> Problem
Using the records below, please work out how many lines contain "seaborn"; answer with the number alone.

Figure scripts
>> Begin

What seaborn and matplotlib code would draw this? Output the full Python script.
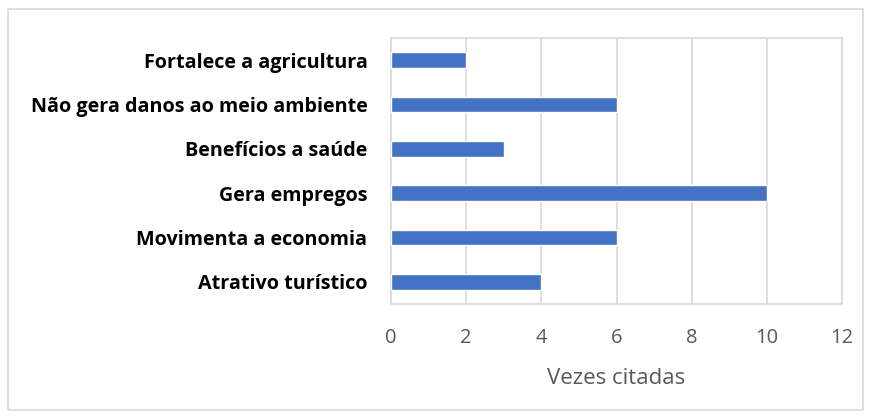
import matplotlib
matplotlib.use('Agg')
import matplotlib.pyplot as plt
import seaborn as sns
import pandas as pd
from matplotlib.patches import Rectangle

categories = ['Fortalece a agricultura', 'Não gera danos ao meio ambiente',
              'Benefícios a saúde', 'Gera empregos', 'Movimenta a economia',
              'Atrativo turístico']
values = [2, 6, 3, 10, 6, 4]
x_ticks = [0, 2, 4, 6, 8, 10, 12]

sns.set_style('white')
plt.rcParams['font.family'] = ['Open Sans', 'DejaVu Sans']

df = pd.DataFrame({'motivo': categories, 'vezes': values})

W, H = 871, 419
fig = plt.figure(figsize=(W / 100, H / 100), dpi=100)
ax = fig.add_axes([391 / W, 1 - 304 / H, (842 - 391) / W, (304 - 38) / H])

sns.barplot(data=df, x='vezes', y='motivo', orient='h', color='#4472C4',
            width=0.36, saturation=1, ax=ax, zorder=3)

ax.set_xlim(0, 12)
ax.set_xticks(x_ticks)
ax.grid(axis='x', color='#D9D9D9', linewidth=1.2, zorder=0)
for s in ax.spines.values():
    s.set_color('#D9D9D9')
    s.set_linewidth(1.2)
ax.tick_params(axis='x', length=0, pad=17, labelsize=14.5, labelcolor='#595959')
ax.tick_params(axis='y', length=0, pad=17, labelsize=14.2, labelcolor='black')
for lbl in ax.get_yticklabels():
    lbl.set_fontweight('bold')
ax.set_ylabel('')
ax.set_xlabel('Vezes citadas', fontsize=16, color='#595959', labelpad=15)

fig.patches.append(Rectangle((8 / W, 1 - 410 / H), 855 / W, 401 / H,
                             transform=fig.transFigure, fill=False,
                             edgecolor='#D9D9D9', linewidth=1.2))

fig.savefig('out.png', dpi=100, facecolor='white')
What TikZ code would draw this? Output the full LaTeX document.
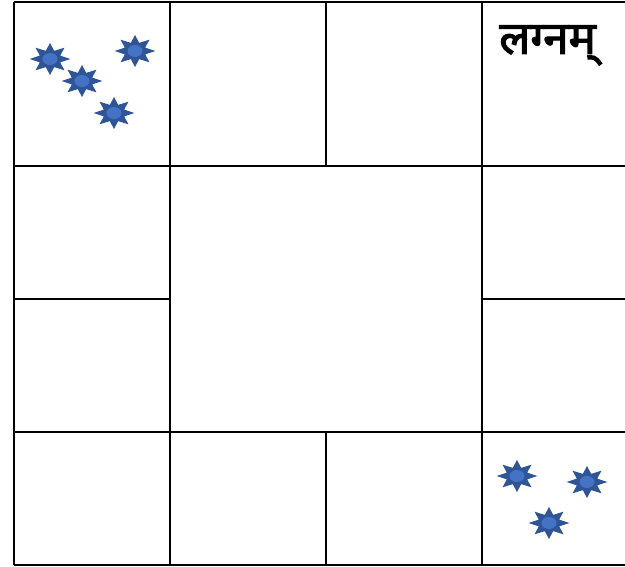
\documentclass[tikz,border=0pt]{standalone}
\usepackage{fontspec}
\newfontfamily\devfont[Script=Devanagari, AutoFakeBold=2.5]{Noto Sans}
\usepackage{xcolor}

\definecolor{stardark}{HTML}{2F5597}
\definecolor{starcore}{HTML}{4472C4}

\tikzset{
    planet/.pic={
        \fill[stardark] (0:20.5 and 16)
            \foreach \a in {1,...,15} { -- ({\a*22.5}:{ifthenelse(isodd(\a),11,20.5)} and {ifthenelse(isodd(\a),8.8,16)}) } -- cycle;
        \fill[starcore] (0,0) ellipse (7.5 and 6);
    }
}

\begin{document}
\begin{tikzpicture}[x=0.02cm, y=-0.02cm,
        gridline/.style={line width=1.4pt, black},
        label/.style={font=\devfont\bfseries\fontsize{26}{30}\selectfont, inner sep=0pt, anchor=north west}
    ]
    \useasboundingbox (0,0) rectangle (625,567);

    % --- Grid ---
    \foreach \y in {2,166,432,565}
        \draw[gridline] (14,\y) -- (625,\y);
    \draw[gridline] (14,299) -- (170,299);
    \draw[gridline] (482,299) -- (625,299);
    \foreach \x in {14,170,482}
        \draw[gridline] (\x,2) -- (\x,565);
    \draw[gridline] (326,2) -- (326,166);
    \draw[gridline] (326,432) -- (326,565);

    % --- Label ---
    \node[label] (lagnam) at (499,25) {\devfont लग्नम्};

    % --- Planets, top left ---
    \pic (p1) at (50,59) {planet};
    \pic (p2) at (82,81) {planet};
    \pic (p3) at (135,51) {planet};
    \pic (p4) at (114,113) {planet};

    % --- Planets, bottom right ---
    \pic (p5) at (517,476) {planet};
    \pic (p6) at (587,482) {planet};
    \pic (p7) at (549,523) {planet};

\end{tikzpicture}
\end{document}
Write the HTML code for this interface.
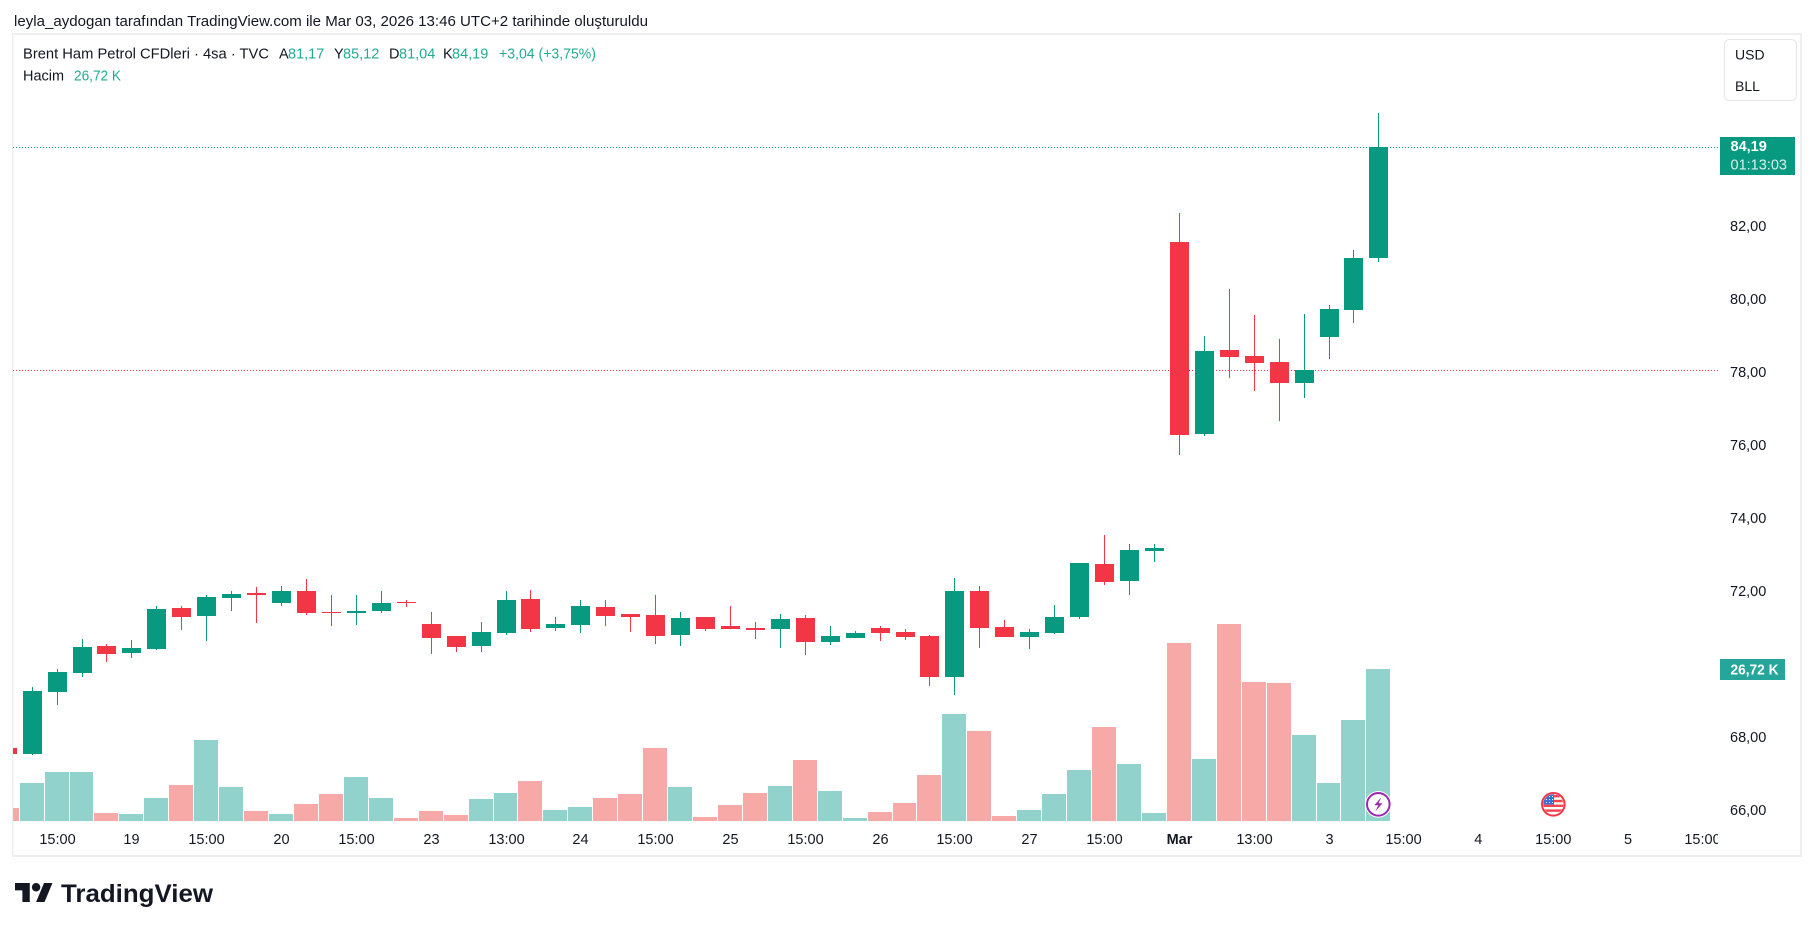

>> End

> Exercise response
2